March 11, 2012

We had a sledding mountain near our home when I was growing up.  If we had a clear cold day with snow on the ground,  we would bundle up and hike about a mile to a long steep slope.  At the bottom of the precipice was a raging stream that was so wide and ferocious it was never frozen over, regardless of how cruel and cold the winter.  Cattle would be swept away if they ventured into the tempest.  I am amazed my parents let us get so close to such a danger; we really felt adventurous.

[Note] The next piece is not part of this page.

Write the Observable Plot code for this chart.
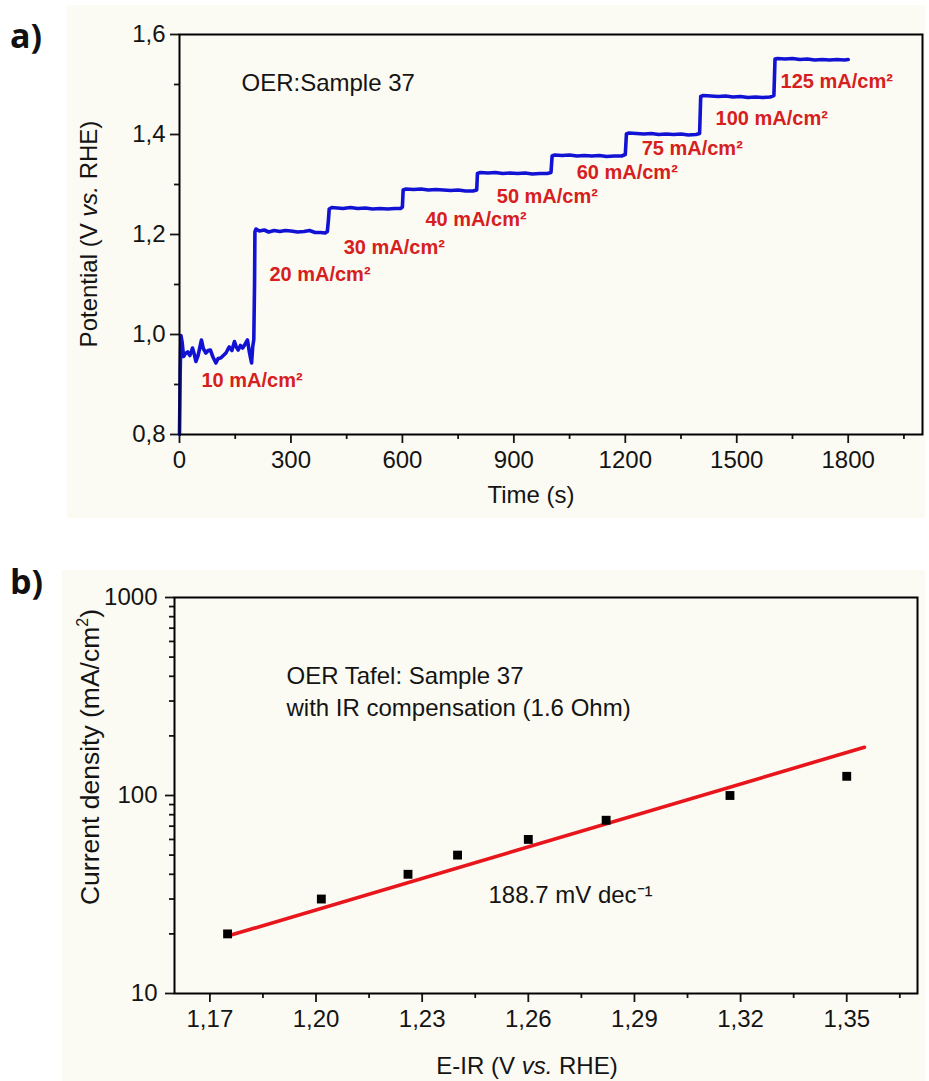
<!DOCTYPE html>
<html>
<head>
<meta charset="utf-8">
<script src="https://cdn.jsdelivr.net/npm/d3@7"></script>
<script src="https://cdn.jsdelivr.net/npm/@observablehq/plot@0.6"></script>
<style>
  body { margin: 0; background: #ffffff; }
  #page { position: relative; width: 929px; height: 1081px; overflow: hidden; }
  .panel-bg { position: absolute; background: #fcfbf3; }
  .chart { position: absolute; left: 0; }
  .chart svg { overflow: visible; }
</style>
</head>
<body>
<div id="page">
  <div class="panel-bg" style="left:67px; top:5px; width:858px; height:513px;"></div>
  <div class="panel-bg" style="left:62px; top:570px; width:863px; height:511px;"></div>
  <div class="chart" id="chartA" style="top:0px;"></div>
  <div class="chart" id="chartB" style="top:560px;"></div>
</div>
<script>
// ---------- a) chronopotentiometry steps ----------
const timeS = [
  0, 2, 4, 7, 11, 16, 22, 28, 35, 40, 44, 50, 55, 59, 64, 71, 77, 83, 90, 98,
  104, 111, 118, 125, 130, 134, 141, 148, 153, 158, 164, 170, 176, 183, 188, 192, 194, 197, 200, 202, 203,
  206, 215, 228, 240, 255, 270, 285, 300, 318, 335, 350, 365, 380, 392, 398, 401, 403,
  410, 425, 440, 460, 480, 500, 520, 540, 560, 580, 595, 600, 602,
  610, 630, 650, 670, 690, 710, 730, 750, 770, 790, 800, 802,
  810, 830, 850, 870, 890, 910, 930, 950, 970, 990, 1000, 1003,
  1010, 1030, 1050, 1070, 1090, 1110, 1130, 1150, 1170, 1190, 1200, 1203,
  1210, 1230, 1250, 1270, 1290, 1310, 1330, 1350, 1370, 1390, 1400, 1403,
  1410, 1430, 1450, 1470, 1490, 1510, 1530, 1550, 1570, 1590, 1600, 1603,
  1610, 1630, 1650, 1670, 1690, 1710, 1730, 1750, 1770, 1790, 1800
];
const potentialV = [
  0.800, 0.930, 0.998, 0.985, 0.956, 0.962, 0.965, 0.958, 0.973, 0.960, 0.946, 0.958, 0.975, 0.989, 0.972, 0.963, 0.968, 0.969, 0.955, 0.943,
  0.952, 0.953, 0.958, 0.963, 0.970, 0.975, 0.968, 0.986, 0.975, 0.969, 0.978, 0.973, 0.980, 0.989, 0.965, 0.950, 0.943, 0.975, 0.990, 1.100, 1.205,
  1.211, 1.207, 1.209, 1.205, 1.208, 1.206, 1.208, 1.207, 1.205, 1.206, 1.208, 1.204, 1.204, 1.203, 1.206, 1.230, 1.251,
  1.254, 1.253, 1.252, 1.254, 1.252, 1.253, 1.251, 1.252, 1.251, 1.252, 1.252, 1.255, 1.289,
  1.291, 1.290, 1.291, 1.289, 1.290, 1.289, 1.288, 1.289, 1.287, 1.287, 1.289, 1.322,
  1.324, 1.323, 1.324, 1.322, 1.323, 1.322, 1.323, 1.321, 1.322, 1.322, 1.324, 1.357,
  1.359, 1.358, 1.359, 1.357, 1.358, 1.357, 1.358, 1.356, 1.357, 1.357, 1.360, 1.401,
  1.403, 1.402, 1.401, 1.402, 1.400, 1.401, 1.400, 1.401, 1.399, 1.400, 1.402, 1.476,
  1.478, 1.477, 1.476, 1.477, 1.475, 1.476, 1.474, 1.475, 1.474, 1.475, 1.478, 1.551,
  1.552, 1.551, 1.552, 1.550, 1.551, 1.549, 1.550, 1.549, 1.550, 1.549, 1.550
];

// applied current density of each step and where its label sits (time, potential)
const stepCurrents = [10, 20, 30, 40, 50, 60, 75, 100, 125];
const stepLabelTime = [59, 242, 442, 662, 854, 1069, 1244, 1443, 1618];
const stepLabelPotential = [0.907, 1.119, 1.173, 1.229, 1.275, 1.323, 1.372, 1.432, 1.506];

const timeTicks = [0, 300, 600, 900, 1200, 1500, 1800];
const timeMinorTicks = [150, 450, 750, 1050, 1350, 1650, 1950];
const potentialTicks = [0.8, 1.0, 1.2, 1.4, 1.6];
const potentialMinorTicks = [0.9, 1.1, 1.3, 1.5];

// ---------- b) Tafel plot ----------
const tafelE = [1.175, 1.2015, 1.226, 1.240, 1.260, 1.282, 1.317, 1.350];
const tafelJ = [20, 30, 40, 50, 60, 75, 100, 125];
const tafelSlope = 188.7;            // mV per decade
const fitE = [1.175, 1.355];         // fitted range
const fitAnchor = {E: 1.26, j: 55};  // point the fit passes through

const eTicks = [1.17, 1.20, 1.23, 1.26, 1.29, 1.32, 1.35];
const eMinorTicks = [1.185, 1.215, 1.245, 1.275, 1.305, 1.335, 1.365];
const jTicks = [10, 100, 1000];
const jMinorTicks = [20, 30, 40, 50, 60, 70, 80, 90, 200, 300, 400, 500, 600, 700, 800, 900];

const comma = (digits) => (d) => d.toFixed(digits).replace(".", ",");
const FONT = "'Liberation Sans', Arial, Helvetica, sans-serif";
const INK = "#141414";

const trace = timeS.map((t, i) => ({t, v: potentialV[i]}));
const stepLabels = stepCurrents.map((c, i) => ({
  text: `${c} mA/cm²`, t: stepLabelTime[i], v: stepLabelPotential[i]
}));

const plotA = Plot.plot({
  width: 929, height: 520,
  marginLeft: 179, marginRight: 7, marginTop: 34, marginBottom: 86,
  style: {background: "transparent", fontFamily: FONT, fontSize: "24px", color: INK},
  x: {domain: [0, 2000]},
  y: {domain: [0.8, 1.6]},
  marks: [
    Plot.axisX(timeTicks, {tickSize: 9, tickPadding: 7, strokeWidth: 1.8, label: null, tickFormat: (d) => String(d), fontSize: 24}),
    Plot.axisX(timeMinorTicks, {tickSize: 5, strokeWidth: 1.8, label: null, tickFormat: () => ""}),
    Plot.axisY(potentialTicks, {tickSize: 9, tickPadding: 5, strokeWidth: 1.8, label: null, tickFormat: comma(1), fontSize: 24}),
    Plot.axisY(potentialMinorTicks, {tickSize: 5, strokeWidth: 1.8, label: null, tickFormat: () => ""}),
    Plot.line(trace, {x: "t", y: "v", stroke: "#1212d4", strokeWidth: 3.6, strokeLinejoin: "round", curve: "linear"}),
    Plot.text(stepLabels, {x: "t", y: "v", text: "text", textAnchor: "start", fill: "#d62020",
      fontWeight: "bold", fontSize: 20}),
    Plot.text(["OER:Sample 37"], {frameAnchor: "top-left", dx: 62, dy: 49, lineAnchor: "middle",
      textAnchor: "start", fill: INK, fontSize: 24}),
    Plot.frame({stroke: "#000", strokeWidth: 2})
  ]
});

const tafelPoints = tafelE.map((E, i) => ({E, j: tafelJ[i]}));
const fitLine = fitE.map((E) => ({E, j: fitAnchor.j * Math.pow(10, (E - fitAnchor.E) * 1000 / tafelSlope)}));

const plotB = Plot.plot({
  width: 929, height: 521,
  marginLeft: 174, marginRight: 12, marginTop: 37, marginBottom: 88,
  style: {background: "transparent", fontFamily: FONT, fontSize: "24px", color: INK},
  x: {domain: [1.16, 1.37]},
  y: {type: "log", domain: [10, 1000]},
  marks: [
    Plot.axisX(eTicks, {tickSize: 9, tickPadding: 7, strokeWidth: 1.8, label: null, tickFormat: comma(2), fontSize: 24}),
    Plot.axisX(eMinorTicks, {tickSize: 5, strokeWidth: 1.8, label: null, tickFormat: () => ""}),
    Plot.axisY(jTicks, {tickSize: 9, tickPadding: 8, strokeWidth: 1.8, label: null, tickFormat: (d) => String(d), fontSize: 24}),
    Plot.axisY(jMinorTicks, {tickSize: 5, strokeWidth: 1.8, label: null, tickFormat: () => ""}),
    Plot.line(fitLine, {x: "E", y: "j", stroke: "#e8161c", strokeWidth: 3.6}),
    Plot.dot(tafelPoints, {x: "E", y: "j", symbol: "square", r: 5, fill: "#000", stroke: null}),
    Plot.text(["OER Tafel: Sample 37\nwith IR compensation (1.6 Ohm)"], {frameAnchor: "top-left", dx: 112, dy: 92,
      lineAnchor: "middle", lineHeight: 1.34, textAnchor: "start", fill: INK, fontSize: 24}),
    Plot.text([`${tafelSlope} mV dec⁻¹`], {frameAnchor: "top-left", dx: 314, dy: 298, lineAnchor: "middle",
      textAnchor: "start", fill: INK, fontSize: 24}),
    Plot.frame({stroke: "#000", strokeWidth: 2})
  ]
});

document.getElementById("chartA").appendChild(plotA);
document.getElementById("chartB").appendChild(plotB);

// axis titles with an italic "vs." and panel tags, added to each svg
function addTitle(svg, {x, y, rotate = 0, size = 24, parts}) {
  const t = d3.select(svg).append("text")
    .attr("x", x).attr("y", y)
    .attr("text-anchor", "middle")
    .attr("font-family", FONT).attr("font-size", size).attr("fill", INK);
  if (rotate) t.attr("transform", `rotate(${rotate},${x},${y})`);
  for (const p of parts) {
    const s = t.append("tspan").text(p.text);
    if (p.italic) s.attr("font-style", "italic");
    if (p.sup) s.attr("font-size", Math.round(size * 0.62)).attr("dy", -Math.round(size * 0.42));
    if (p.after) s.attr("dy", Math.round(size * 0.42));
  }
}
function addTag(svg, label, x, y) {
  d3.select(svg).append("text").attr("x", x).attr("y", y)
    .attr("text-anchor", "start")
    .attr("font-family", "'Open Sans', 'Liberation Sans', sans-serif")
    .attr("font-weight", 700).attr("font-size", 34).attr("fill", "#111").text(label);
}

addTitle(plotA, {x: 97, y: 234, rotate: -90,
  parts: [{text: "Potential (V "}, {text: "vs.", italic: true}, {text: " RHE)"}]});
addTitle(plotA, {x: 531, y: 503,
  parts: [{text: "Time (s)"}]});
addTag(plotA, "a)", 10, 48);

addTitle(plotB, {x: 99, y: 197, rotate: -90, size: 26.5,
  parts: [{text: "Current density (mA/cm"}, {text: "2", sup: true}, {text: ")", after: true}]});
addTitle(plotB, {x: 527, y: 514,
  parts: [{text: "E-IR (V "}, {text: "vs.", italic: true}, {text: " RHE)"}]});
addTag(plotB, "b)", 10, 34);
</script>
</body>
</html>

Not long ago I revisited this desolate, dangerous place.  It was about three hundred yards from our back door.  There was an elevation change that might conceal a tall man, and at the bottom of the dip that was maybe 30 yards, there was a small trickling stream about three feet wide and six inches deep.  Nothing had changed, really.

Perspective changes as we age.   And with that change we can see the safety (or the danger) that our child may not.  But for them to mature we must let them see and experience things from their perspective not ours.   We need to help our kids face the adventures in life without all of the dangers.  We need to let them get close to the raging stream and stretch their own boundaries, yet stand close enough so they know that they can reach out a hand and immediately be safe.  We need to let them wander far and wide, to let them climb as high as they can, and still be home in time for lunch.

So take your child someplace really dangerous this week, like a park.  But stay nearby, just in case.